Yeah, this I can get behind. If you are probably about 45 or under (a case can be made for 50 and under, but over 50 your time horizon starts to change dramatically unless you want to work into your late 60s or 70s) and your focus is accumulation this is a good way to go. And at that age your focus probably should be on cash accumulation and long term growth. Note probably. There are a whole bunch of reasons why it might not be.
Again, depends on the age, but also probably true. When you have less than 20 years to retirement you need to shift your focus from asset accumulation to how to position those assets to protect from market losses (and no bonds aren’t inherently safer if interest rates start to rise again) and what those assets are going to look like as income. Annuities CAN be (sometimes, occasionally, with the right product by no means all the time) a good piece of that puzzle.
Term insurance for anyone over the age of 55 is usually (again, not always but frequently) a bad idea. There are a thousand caveats to this, I won’t get into them. Suffice it to say, term is good for short term needs.
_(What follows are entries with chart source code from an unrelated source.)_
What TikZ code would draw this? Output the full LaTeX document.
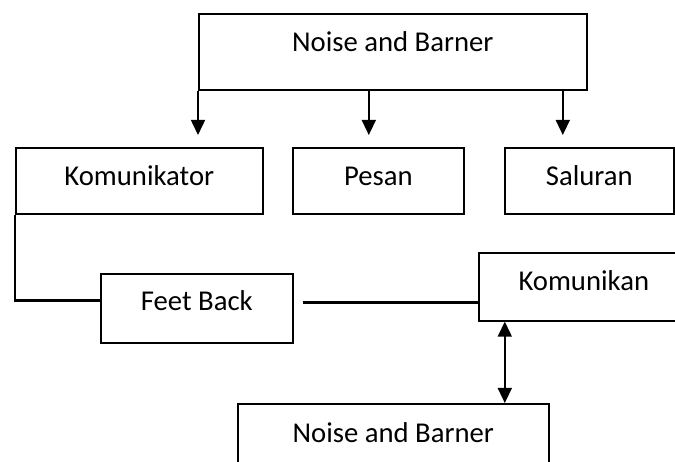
\documentclass[tikz,border=0pt]{standalone}
\usepackage{fontspec}
\setmainfont{Carlito}
\usetikzlibrary{arrows.meta,calc}
\begin{document}
\begin{tikzpicture}[x=1pt,y=-1pt,
  box/.style={draw,line width=1.6pt,inner sep=0pt,anchor=north west,align=center,
    font=\fontsize{28.7}{34}\selectfont},
  arr/.style={line width=1.5pt,-{Triangle[width=14pt,length=15pt]}},
  darr/.style={line width=1.5pt,{Triangle[width=14pt,length=15pt]}-{Triangle[width=14pt,length=15pt]}},
  thick line/.style={line width=2.6pt},
  thicker line/.style={line width=3pt}]
\path[use as bounding box] (0,0) rectangle (675,462);
\clip (0,0) rectangle (675,462);
\node[box,minimum width=388pt,text height=38pt,text depth=38pt] (top) at (198,13) {Noise and Barner};
\node[box,minimum width=247pt,text height=38pt,text depth=28pt] (kom) at (15,147) {Komunikator};
\node[box,minimum width=171pt,text height=38pt,text depth=28pt] (pes) at (292,147) {Pesan};
\node[box,minimum width=169pt,text height=38pt,text depth=28pt] (sal) at (504,147) {Saluran};
\node[box,minimum width=192pt,text height=37pt,text depth=32pt] (fb) at (100,273) {Feet Back};
\node[box,minimum width=210pt,text height=38pt,text depth=30pt] (kan) at (478,252) {Komunikan};
\node[box,minimum width=311pt,text height=39pt,text depth=40pt] (bot) at (237,403) {Noise and Barner};
% arrows from top box
\draw[arr,shorten >=12pt] (top.south west) -- (top.south west |- kom.north);
\draw[arr,shorten >=12pt] ([xshift=-24pt]top.south) -- ([xshift=-24pt]top.south |- pes.north);
\draw[arr,shorten >=12pt] ([xshift=170pt]top.south) -- ([xshift=170pt]top.south |- sal.north);
% Komunikator to Feet Back
\draw[thick line] (kom.south west) |- ([yshift=7.5pt]fb.west);
% Feet Back to Komunikan
\draw[thicker line] ([xshift=9pt,yshift=5.5pt]fb.east) -- ([yshift=5.5pt]fb.east -| kan.west);
% Komunikan <-> bottom
\draw[darr] ([xshift=-79pt]kan.south) -- ([xshift=-79pt]kan.south |- bot.north);
\end{tikzpicture}
\end{document}
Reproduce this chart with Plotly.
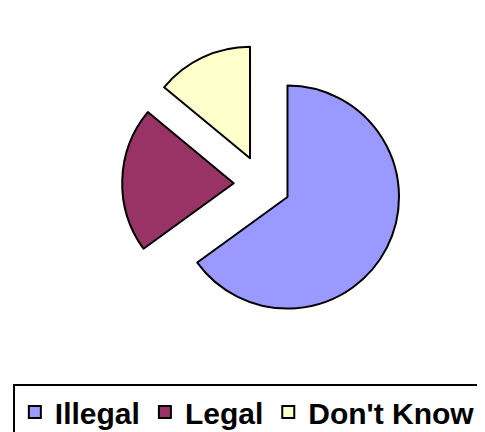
import plotly.graph_objects as go

labels = ["Illegal", "Legal", "Don't Know"]
values = [65, 21, 14]
colors = ["#9999FF", "#993366", "#FFFFCC"]

fig = go.Figure()

fig.add_trace(
    go.Pie(
        labels=labels,
        values=values,
        sort=False,
        direction="clockwise",
        rotation=0,
        pull=[0.255, 0.255, 0.255],
        marker=dict(colors=colors, line=dict(color="black", width=2)),
        textinfo="none",
        hoverinfo="label+value",
        domain=dict(x=[0.234, 0.814], y=[0.265, 0.916]),
    )
)

fig.update_layout(
    width=485,
    height=432,
    margin=dict(l=0, r=0, t=0, b=0),
    paper_bgcolor="white",
    showlegend=True,
    legend=dict(
        orientation="h",
        x=0.01,
        y=0.125,
        xanchor="left",
        yanchor="top",
        bordercolor="black",
        borderwidth=2,
        itemwidth=30,
        font=dict(family="Liberation Sans, Arial", size=30, color="black", weight="bold"),
        traceorder="normal",
    ),
)

fig.write_html("out.html")
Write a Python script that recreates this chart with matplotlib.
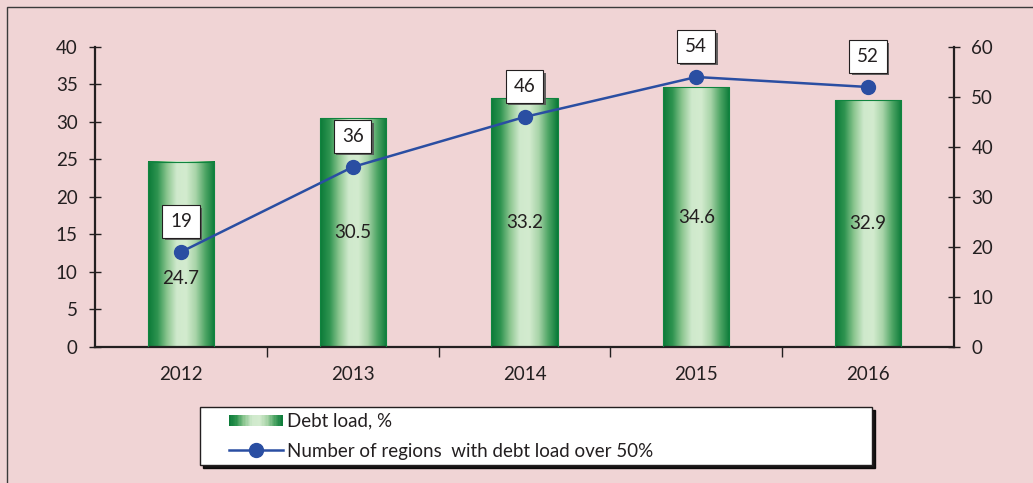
import matplotlib
matplotlib.use("Agg")
import matplotlib.pyplot as plt
import numpy as np
from matplotlib.colors import LinearSegmentedColormap
from matplotlib.legend_handler import HandlerBase
from matplotlib.lines import Line2D
from matplotlib.patches import Rectangle
import matplotlib.patheffects as pe

years = ["2012", "2013", "2014", "2015", "2016"]
debt_load = [24.7, 30.5, 33.2, 34.6, 32.9]
regions_over_50 = [19, 36, 46, 54, 52]
debt_label = "Debt load, %"
regions_label = "Number of regions  with debt load over 50%"

plt.rcParams["font.family"] = ["Lato", "DejaVu Sans"]
plt.rcParams["font.size"] = 13.5

BG = "#f0d4d5"
TEXT = "#231f20"
LINE_BLUE = "#2a4ea2"
BAR_EDGE = "#10843f"
FS = 13.5

green_cmap = LinearSegmentedColormap.from_list(
    "bar_green",
    ["#0a7a38", "#2f9450", "#8cc690", "#cfe9cc", "#d3ebcf", "#a8d4a8", "#4ea565", "#0a7a38"],
)

# fraction of the legend handle area left empty before the key itself
KEY_SKIP = 0.30


class HandlerGradient(HandlerBase):
    """Legend key drawn as a row of thin slices of the bar gradient."""

    def create_artists(self, legend, orig_handle, xdescent, ydescent,
                       width, height, fontsize, trans):
        n = 40
        x0 = -xdescent + width * KEY_SKIP
        w = width * (1 - KEY_SKIP)
        artists = []
        for i in range(n):
            r = Rectangle((x0 + w * i / n, -ydescent + height * 0.05),
                          w / n * 1.05, height * 0.8,
                          facecolor=green_cmap((i + 0.5) / n), edgecolor="none",
                          transform=trans)
            artists.append(r)
        return artists


class HandlerLineKey(HandlerBase):
    """Line with a single marker in the middle, shifted right like the bar key."""

    def create_artists(self, legend, orig_handle, xdescent, ydescent,
                       width, height, fontsize, trans):
        x0 = -xdescent + width * KEY_SKIP
        x1 = -xdescent + width
        y = -ydescent + height / 2
        line = Line2D([x0, x1], [y, y], color=orig_handle.get_color(),
                      linewidth=orig_handle.get_linewidth(), transform=trans)
        mark = Line2D([(x0 + x1) / 2], [y], color=orig_handle.get_color(),
                      marker="o", markersize=orig_handle.get_markersize(),
                      linestyle="none", transform=trans)
        return [line, mark]


fig = plt.figure(figsize=(10.33, 4.83), dpi=100, facecolor=BG)
ax = fig.add_axes([0.092, 0.2816, 0.8315, 0.6211])
ax.set_facecolor("none")

x = np.arange(len(years))
bar_w = 0.385
grad = np.linspace(0, 1, 256).reshape(1, -1)
for xi, val in zip(x, debt_load):
    ax.imshow(grad, cmap=green_cmap, aspect="auto", zorder=2,
              extent=[xi - bar_w / 2, xi + bar_w / 2, 0, val], interpolation="bilinear")
ax.bar(x, debt_load, width=bar_w, facecolor="none", edgecolor=BAR_EDGE,
       linewidth=0.8, zorder=3)

for i, (xi, val) in enumerate(zip(x, debt_load)):
    # first label sits lower so it does not collide with the line marker
    ypos = val / 2 if i > 0 else val * 0.37
    ax.text(xi, ypos, f"{val:.1f}", ha="center", va="center", color=TEXT,
            fontsize=FS, zorder=4)

ax.set_xlim(-0.5, len(years) - 0.5)
ax.set_ylim(0, 40)
ax.set_yticks(np.arange(0, 41, 5))
ax.set_xticks(x)
ax.set_xticklabels(years)
ax.set_xticks(np.arange(0.5, len(years) - 0.5, 1), minor=True)
ax.tick_params(axis="x", which="major", length=0, pad=14, colors=TEXT)
ax.tick_params(axis="x", which="minor", length=7, direction="out", width=1, color=TEXT)
ax.tick_params(axis="y", direction="inout", length=9, width=1, pad=8, colors=TEXT)
for side in ["top", "right"]:
    ax.spines[side].set_visible(False)
for side in ["left", "bottom"]:
    ax.spines[side].set_linewidth(1.6)
    ax.spines[side].set_color(TEXT)

ax2 = ax.twinx()
ax2.set_ylim(0, 60)
ax2.set_yticks(np.arange(0, 61, 10))
ax2.tick_params(axis="y", direction="inout", length=9, width=1, pad=8, colors=TEXT)
for side in ["top", "left", "bottom"]:
    ax2.spines[side].set_visible(False)
ax2.spines["right"].set_linewidth(1.6)
ax2.spines["right"].set_color(TEXT)

ax2.plot(x, regions_over_50, color=LINE_BLUE, linewidth=1.8, marker="o",
         markersize=10, zorder=5)
for xi, val in zip(x, regions_over_50):
    t = ax2.annotate(str(val), (xi, val), xytext=(0, 22), textcoords="offset points",
                     ha="center", va="center", fontsize=FS, color=TEXT, zorder=6,
                     bbox=dict(boxstyle="square,pad=0.42", fc="white", ec=TEXT, lw=0.8))
    t.get_bbox_patch().set_path_effects([
        pe.SimplePatchShadow(offset=(1.8, -1.8), shadow_rgbFace="#555555", alpha=0.9),
        pe.Normal(),
    ])

bar_proxy = Rectangle((0, 0), 1, 1)
line_proxy = Line2D([], [], color=LINE_BLUE, linewidth=1.8, marker="o", markersize=10)
leg = fig.legend(
    [bar_proxy, line_proxy], [debt_label, regions_label],
    handler_map={Rectangle: HandlerGradient(), Line2D: HandlerLineKey()},
    loc="upper left",
    bbox_to_anchor=(200 / 1033, 1 - 468 / 483, 672 / 1033, 61 / 483),
    mode="expand", fancybox=False, framealpha=1, edgecolor=TEXT,
    shadow={"color": "black", "alpha": 0.9}, handlelength=4.1, handletextpad=0.25,
    borderpad=0.3, labelspacing=0.7, borderaxespad=0, fontsize=FS,
)
leg.get_frame().set_linewidth(1.0)
for txt in leg.get_texts():
    txt.set_color(TEXT)

# outer frame of the figure panel
fig.add_artist(Rectangle((7 / 1033, -0.1), 1.2, 1 - 7 / 483 + 0.1,
                         transform=fig.transFigure, fill=False,
                         edgecolor="#3a3a3a", linewidth=1.0))

fig.savefig("out.png", dpi=100, facecolor=BG)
If you are still in a position where you need to have those short term needs protected as you start planning for retirement in earnest, well then you have bigger fish to fry and need to start looking at the cost benefit analysis of paying off those debts now vs possible returns on your investment. Again, not something to talk about on a public message board.
Permanent life insurance is, without question, the single best way you can pass money on to your heirs. No ifs ands or buts. Whole life is often a bad idea, but it isn’t always. Whole life is also not the only option. Again, it all sort of depends on what you are looking to do. Life insurance as an investment is usually a bad idea but again, not always. Hard to say. If you are even moderatly wealthy it should be part of your portfolio, if you are lower to lower middle class it probably should be too (though not as an investment. For other reasons) Everyone else, not so much.
True. But we also don’t know what percentage of the OPs savings this 100k represents. Is it everything? If so…should it all really go into the stock market? Maybe yes maybe no. It depends. Is it just a percentage? If so why is this percentage being held out to invest? What is happening to the rest of the funds? How are the other assets allocated? Is this money qualified or non qualified? How old is the OP. Marital status? Kids? When does the OP want to retire? Will there be a cash pension in addition to this money? Lots of stuff to not know if you are suggesting an investment strategy. In general, for most people between the ages of 21 and 50ish it’s a good plan (full disclosure it’s what I am doing). But it isn’t for everyone in every circumstance. The moral of all of this being, you may not need to hire a financial adviser but you (the OP) do need to learn on your own what you want and not just take for gospel what ANYONE tells you. It’s easier to get a qualified adviser, but even then you have to make sure you are getting second opinions. Ultimately it’s your money, you have to make the decisions.